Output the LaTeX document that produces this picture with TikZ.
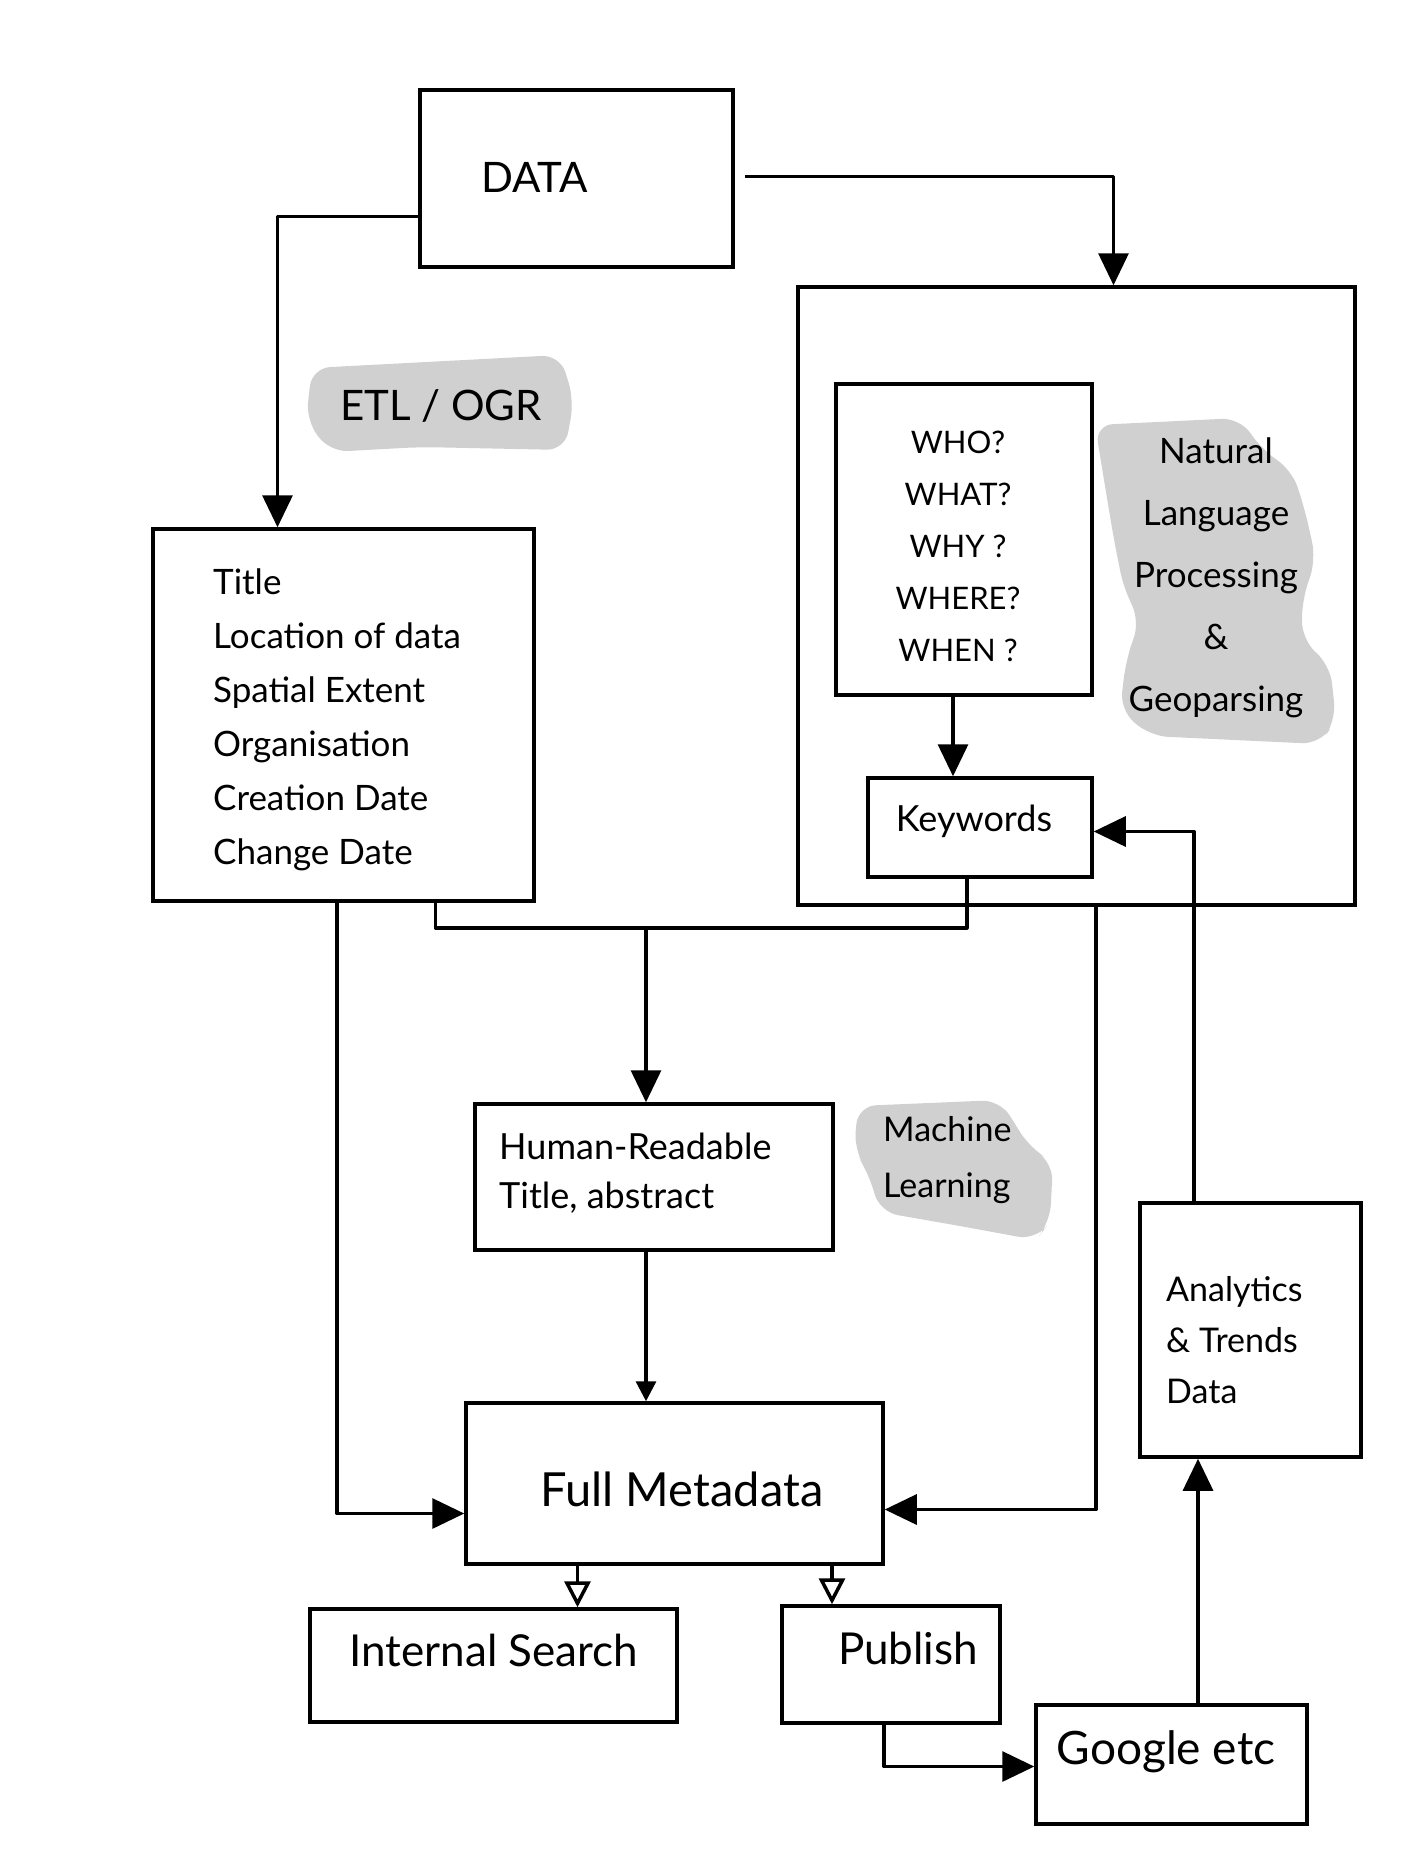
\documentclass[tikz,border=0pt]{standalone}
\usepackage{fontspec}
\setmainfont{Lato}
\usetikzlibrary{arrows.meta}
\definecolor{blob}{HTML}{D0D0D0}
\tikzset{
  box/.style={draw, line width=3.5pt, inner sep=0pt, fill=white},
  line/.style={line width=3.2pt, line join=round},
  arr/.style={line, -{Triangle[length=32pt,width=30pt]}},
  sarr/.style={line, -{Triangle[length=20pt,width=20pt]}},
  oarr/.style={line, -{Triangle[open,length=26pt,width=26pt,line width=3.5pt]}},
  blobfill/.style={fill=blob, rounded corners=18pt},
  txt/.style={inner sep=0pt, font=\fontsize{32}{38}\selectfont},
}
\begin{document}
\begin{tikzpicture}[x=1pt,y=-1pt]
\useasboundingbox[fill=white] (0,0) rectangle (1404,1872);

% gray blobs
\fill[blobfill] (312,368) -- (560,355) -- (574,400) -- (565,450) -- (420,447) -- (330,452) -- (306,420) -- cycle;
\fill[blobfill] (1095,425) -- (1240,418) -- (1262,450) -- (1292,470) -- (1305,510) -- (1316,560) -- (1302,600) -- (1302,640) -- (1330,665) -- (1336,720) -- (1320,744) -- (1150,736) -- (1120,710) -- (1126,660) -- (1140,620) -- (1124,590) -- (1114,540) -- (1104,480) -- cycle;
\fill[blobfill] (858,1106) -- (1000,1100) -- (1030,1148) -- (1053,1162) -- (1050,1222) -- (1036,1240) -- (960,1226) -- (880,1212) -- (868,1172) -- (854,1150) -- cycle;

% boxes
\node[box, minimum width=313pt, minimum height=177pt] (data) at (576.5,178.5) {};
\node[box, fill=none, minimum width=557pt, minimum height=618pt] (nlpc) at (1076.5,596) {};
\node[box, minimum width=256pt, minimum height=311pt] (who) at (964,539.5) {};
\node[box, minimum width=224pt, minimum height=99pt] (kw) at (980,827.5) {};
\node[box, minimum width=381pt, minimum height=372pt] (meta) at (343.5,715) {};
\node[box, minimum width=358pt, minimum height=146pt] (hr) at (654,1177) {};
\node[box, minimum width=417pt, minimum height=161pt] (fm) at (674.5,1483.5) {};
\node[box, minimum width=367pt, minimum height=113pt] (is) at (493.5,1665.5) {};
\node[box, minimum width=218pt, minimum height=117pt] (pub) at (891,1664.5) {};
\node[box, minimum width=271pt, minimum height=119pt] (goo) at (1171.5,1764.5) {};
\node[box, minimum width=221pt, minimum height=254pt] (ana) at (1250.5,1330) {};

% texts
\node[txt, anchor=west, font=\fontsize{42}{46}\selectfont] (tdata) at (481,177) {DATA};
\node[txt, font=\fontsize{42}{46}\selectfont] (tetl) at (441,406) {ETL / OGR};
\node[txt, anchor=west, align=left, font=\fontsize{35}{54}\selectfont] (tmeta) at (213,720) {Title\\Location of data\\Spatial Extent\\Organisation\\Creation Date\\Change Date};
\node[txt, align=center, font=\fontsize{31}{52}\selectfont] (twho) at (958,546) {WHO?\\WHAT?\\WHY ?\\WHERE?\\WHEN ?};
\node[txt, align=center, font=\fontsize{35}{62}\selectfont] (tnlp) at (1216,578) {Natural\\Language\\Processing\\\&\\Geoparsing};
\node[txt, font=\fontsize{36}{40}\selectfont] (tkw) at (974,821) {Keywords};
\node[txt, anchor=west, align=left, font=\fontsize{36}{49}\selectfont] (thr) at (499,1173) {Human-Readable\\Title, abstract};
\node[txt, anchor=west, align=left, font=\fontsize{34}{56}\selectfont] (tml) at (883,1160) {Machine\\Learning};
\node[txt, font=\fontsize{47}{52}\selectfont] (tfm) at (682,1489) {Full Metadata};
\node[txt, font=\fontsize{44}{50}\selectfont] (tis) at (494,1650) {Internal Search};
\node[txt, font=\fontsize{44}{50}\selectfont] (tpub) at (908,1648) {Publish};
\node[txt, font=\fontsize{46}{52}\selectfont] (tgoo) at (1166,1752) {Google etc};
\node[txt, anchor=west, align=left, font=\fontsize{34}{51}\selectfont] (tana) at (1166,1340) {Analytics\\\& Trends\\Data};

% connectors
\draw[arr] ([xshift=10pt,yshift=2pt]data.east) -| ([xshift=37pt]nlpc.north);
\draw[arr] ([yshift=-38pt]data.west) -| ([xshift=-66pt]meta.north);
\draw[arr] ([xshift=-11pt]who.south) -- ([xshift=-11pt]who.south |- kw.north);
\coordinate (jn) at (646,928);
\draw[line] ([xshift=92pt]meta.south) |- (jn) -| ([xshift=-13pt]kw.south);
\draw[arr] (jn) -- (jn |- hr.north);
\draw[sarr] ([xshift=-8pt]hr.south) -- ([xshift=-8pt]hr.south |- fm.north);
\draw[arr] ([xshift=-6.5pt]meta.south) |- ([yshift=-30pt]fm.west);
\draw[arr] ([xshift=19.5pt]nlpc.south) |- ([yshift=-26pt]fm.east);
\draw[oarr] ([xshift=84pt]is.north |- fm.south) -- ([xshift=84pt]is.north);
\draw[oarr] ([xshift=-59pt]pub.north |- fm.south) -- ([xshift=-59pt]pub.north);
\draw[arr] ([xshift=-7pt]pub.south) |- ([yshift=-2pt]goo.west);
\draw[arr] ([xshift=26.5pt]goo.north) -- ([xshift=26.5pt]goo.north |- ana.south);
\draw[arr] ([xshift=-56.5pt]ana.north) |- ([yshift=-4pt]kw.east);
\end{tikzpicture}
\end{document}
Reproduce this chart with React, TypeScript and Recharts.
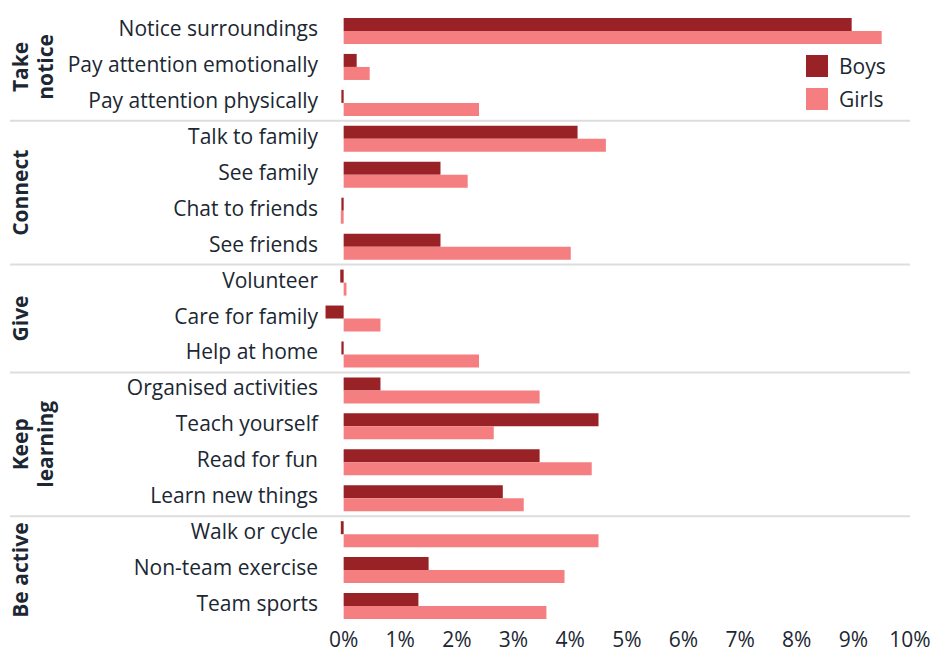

+---+

Stated goal:
Check each line of the records for the string "this" and state how many lines contain it. Give only the number.

In response:
2